• [Set exercise]
Print the listing in its entirety and exactly, leaving out images.

• [Dataset section]
============================================================

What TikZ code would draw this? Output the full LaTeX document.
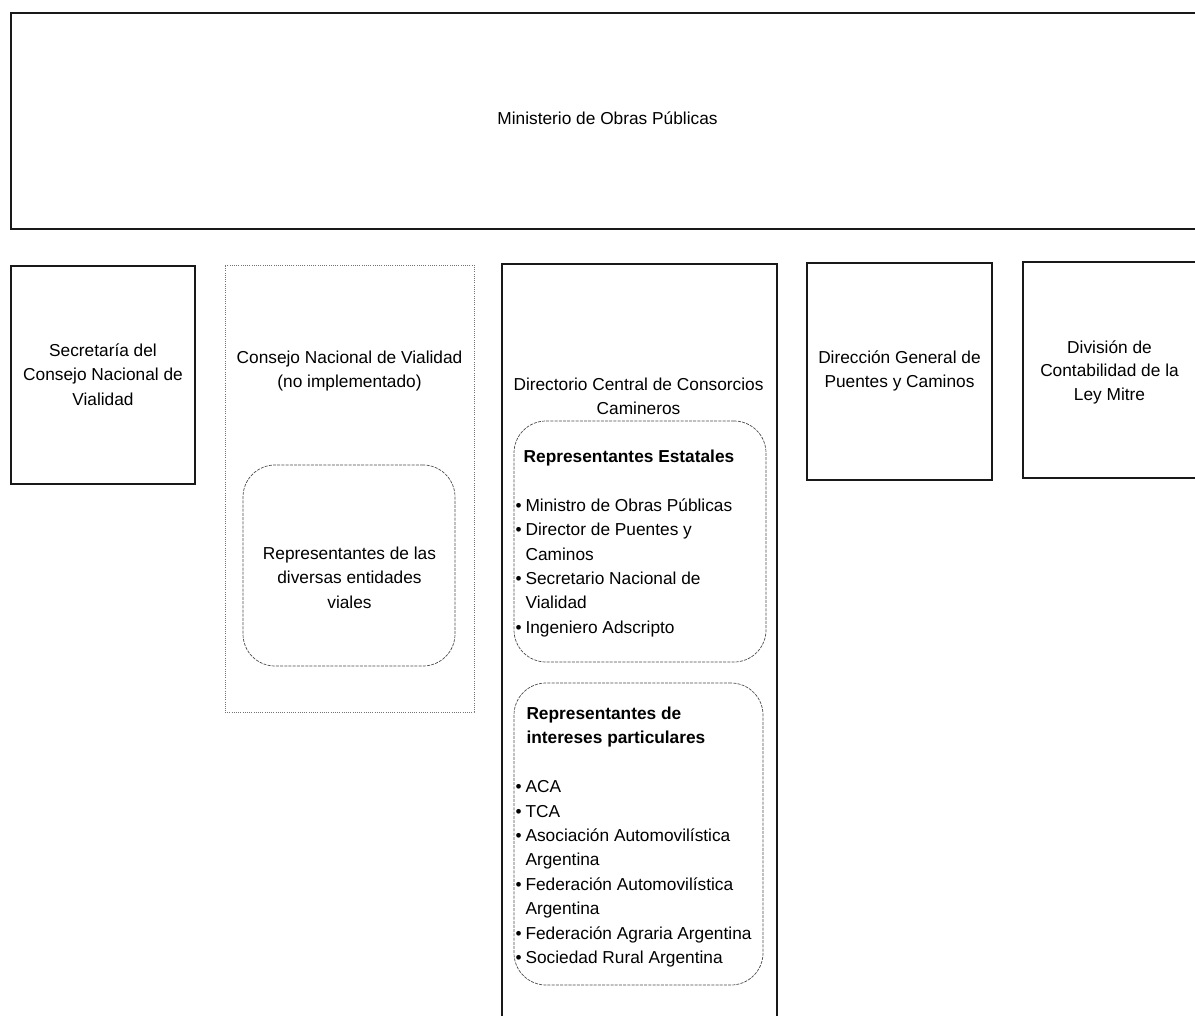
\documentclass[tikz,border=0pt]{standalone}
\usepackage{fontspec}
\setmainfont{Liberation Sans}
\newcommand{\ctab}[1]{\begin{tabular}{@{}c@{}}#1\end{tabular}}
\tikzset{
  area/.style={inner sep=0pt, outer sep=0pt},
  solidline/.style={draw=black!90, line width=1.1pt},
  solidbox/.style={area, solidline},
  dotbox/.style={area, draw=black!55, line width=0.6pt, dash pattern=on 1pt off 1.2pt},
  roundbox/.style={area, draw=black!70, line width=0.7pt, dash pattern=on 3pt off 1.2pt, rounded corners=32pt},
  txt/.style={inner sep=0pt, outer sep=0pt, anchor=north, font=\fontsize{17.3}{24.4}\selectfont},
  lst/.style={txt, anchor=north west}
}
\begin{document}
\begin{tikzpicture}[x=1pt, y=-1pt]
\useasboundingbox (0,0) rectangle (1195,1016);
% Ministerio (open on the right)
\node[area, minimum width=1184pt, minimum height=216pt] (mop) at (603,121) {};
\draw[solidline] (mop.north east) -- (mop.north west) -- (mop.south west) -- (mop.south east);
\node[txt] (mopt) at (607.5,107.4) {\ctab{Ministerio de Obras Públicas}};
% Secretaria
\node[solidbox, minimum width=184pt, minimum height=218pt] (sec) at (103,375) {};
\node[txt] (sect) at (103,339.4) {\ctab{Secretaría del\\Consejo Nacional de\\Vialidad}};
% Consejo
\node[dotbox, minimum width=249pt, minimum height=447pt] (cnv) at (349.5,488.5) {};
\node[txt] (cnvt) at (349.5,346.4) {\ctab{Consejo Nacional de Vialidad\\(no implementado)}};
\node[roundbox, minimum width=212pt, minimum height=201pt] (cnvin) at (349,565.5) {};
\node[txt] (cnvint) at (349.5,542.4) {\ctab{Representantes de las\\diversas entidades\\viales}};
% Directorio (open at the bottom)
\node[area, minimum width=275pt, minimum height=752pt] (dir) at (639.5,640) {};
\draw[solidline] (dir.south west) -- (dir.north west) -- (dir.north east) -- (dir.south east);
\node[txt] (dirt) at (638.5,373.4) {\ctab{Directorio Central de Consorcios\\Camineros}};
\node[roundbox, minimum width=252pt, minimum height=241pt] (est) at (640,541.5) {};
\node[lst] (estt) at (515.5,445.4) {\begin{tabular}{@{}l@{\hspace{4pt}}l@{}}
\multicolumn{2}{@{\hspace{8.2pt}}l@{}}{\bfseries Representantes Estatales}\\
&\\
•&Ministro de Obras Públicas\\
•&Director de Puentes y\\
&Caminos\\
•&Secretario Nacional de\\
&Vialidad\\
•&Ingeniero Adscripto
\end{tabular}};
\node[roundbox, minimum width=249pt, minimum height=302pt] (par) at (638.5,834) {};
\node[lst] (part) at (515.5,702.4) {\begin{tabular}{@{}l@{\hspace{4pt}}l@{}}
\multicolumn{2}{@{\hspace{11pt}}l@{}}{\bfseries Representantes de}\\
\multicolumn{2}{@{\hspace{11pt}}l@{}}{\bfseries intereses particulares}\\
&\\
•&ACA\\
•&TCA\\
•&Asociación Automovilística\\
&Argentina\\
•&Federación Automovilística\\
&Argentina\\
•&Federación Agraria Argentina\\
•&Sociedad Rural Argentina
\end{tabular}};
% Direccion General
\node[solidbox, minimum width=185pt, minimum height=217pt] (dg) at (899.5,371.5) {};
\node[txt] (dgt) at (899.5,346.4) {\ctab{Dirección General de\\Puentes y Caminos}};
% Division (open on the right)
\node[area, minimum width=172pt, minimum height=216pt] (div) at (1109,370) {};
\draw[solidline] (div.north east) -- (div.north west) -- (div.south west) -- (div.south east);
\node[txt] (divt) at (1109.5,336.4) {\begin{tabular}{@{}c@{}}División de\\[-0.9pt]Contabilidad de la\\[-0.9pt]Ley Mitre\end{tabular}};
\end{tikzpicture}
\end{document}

============================================================

• [Answer in full]
What TikZ code would draw this? Output the full LaTeX document.
\documentclass[tikz,border=0pt]{standalone}
\usepackage{fontspec}
\setmainfont{Liberation Sans}
\newcommand{\ctab}[1]{\begin{tabular}{@{}c@{}}#1\end{tabular}}
\tikzset{
  area/.style={inner sep=0pt, outer sep=0pt},
  solidline/.style={draw=black!90, line width=1.1pt},
  solidbox/.style={area, solidline},
  dotbox/.style={area, draw=black!55, line width=0.6pt, dash pattern=on 1pt off 1.2pt},
  roundbox/.style={area, draw=black!70, line width=0.7pt, dash pattern=on 3pt off 1.2pt, rounded corners=32pt},
  txt/.style={inner sep=0pt, outer sep=0pt, anchor=north, font=\fontsize{17.3}{24.4}\selectfont},
  lst/.style={txt, anchor=north west}
}
\begin{document}
\begin{tikzpicture}[x=1pt, y=-1pt]
\useasboundingbox (0,0) rectangle (1195,1016);
% Ministerio (open on the right)
\node[area, minimum width=1184pt, minimum height=216pt] (mop) at (603,121) {};
\draw[solidline] (mop.north east) -- (mop.north west) -- (mop.south west) -- (mop.south east);
\node[txt] (mopt) at (607.5,107.4) {\ctab{Ministerio de Obras Públicas}};
% Secretaria
\node[solidbox, minimum width=184pt, minimum height=218pt] (sec) at (103,375) {};
\node[txt] (sect) at (103,339.4) {\ctab{Secretaría del\\Consejo Nacional de\\Vialidad}};
% Consejo
\node[dotbox, minimum width=249pt, minimum height=447pt] (cnv) at (349.5,488.5) {};
\node[txt] (cnvt) at (349.5,346.4) {\ctab{Consejo Nacional de Vialidad\\(no implementado)}};
\node[roundbox, minimum width=212pt, minimum height=201pt] (cnvin) at (349,565.5) {};
\node[txt] (cnvint) at (349.5,542.4) {\ctab{Representantes de las\\diversas entidades\\viales}};
% Directorio (open at the bottom)
\node[area, minimum width=275pt, minimum height=752pt] (dir) at (639.5,640) {};
\draw[solidline] (dir.south west) -- (dir.north west) -- (dir.north east) -- (dir.south east);
\node[txt] (dirt) at (638.5,373.4) {\ctab{Directorio Central de Consorcios\\Camineros}};
\node[roundbox, minimum width=252pt, minimum height=241pt] (est) at (640,541.5) {};
\node[lst] (estt) at (515.5,445.4) {\begin{tabular}{@{}l@{\hspace{4pt}}l@{}}
\multicolumn{2}{@{\hspace{8.2pt}}l@{}}{\bfseries Representantes Estatales}\\
&\\
•&Ministro de Obras Públicas\\
•&Director de Puentes y\\
&Caminos\\
•&Secretario Nacional de\\
&Vialidad\\
•&Ingeniero Adscripto
\end{tabular}};
\node[roundbox, minimum width=249pt, minimum height=302pt] (par) at (638.5,834) {};
\node[lst] (part) at (515.5,702.4) {\begin{tabular}{@{}l@{\hspace{4pt}}l@{}}
\multicolumn{2}{@{\hspace{11pt}}l@{}}{\bfseries Representantes de}\\
\multicolumn{2}{@{\hspace{11pt}}l@{}}{\bfseries intereses particulares}\\
&\\
•&ACA\\
•&TCA\\
•&Asociación Automovilística\\
&Argentina\\
•&Federación Automovilística\\
&Argentina\\
•&Federación Agraria Argentina\\
•&Sociedad Rural Argentina
\end{tabular}};
% Direccion General
\node[solidbox, minimum width=185pt, minimum height=217pt] (dg) at (899.5,371.5) {};
\node[txt] (dgt) at (899.5,346.4) {\ctab{Dirección General de\\Puentes y Caminos}};
% Division (open on the right)
\node[area, minimum width=172pt, minimum height=216pt] (div) at (1109,370) {};
\draw[solidline] (div.north east) -- (div.north west) -- (div.south west) -- (div.south east);
\node[txt] (divt) at (1109.5,336.4) {\begin{tabular}{@{}c@{}}División de\\[-0.9pt]Contabilidad de la\\[-0.9pt]Ley Mitre\end{tabular}};
\end{tikzpicture}
\end{document}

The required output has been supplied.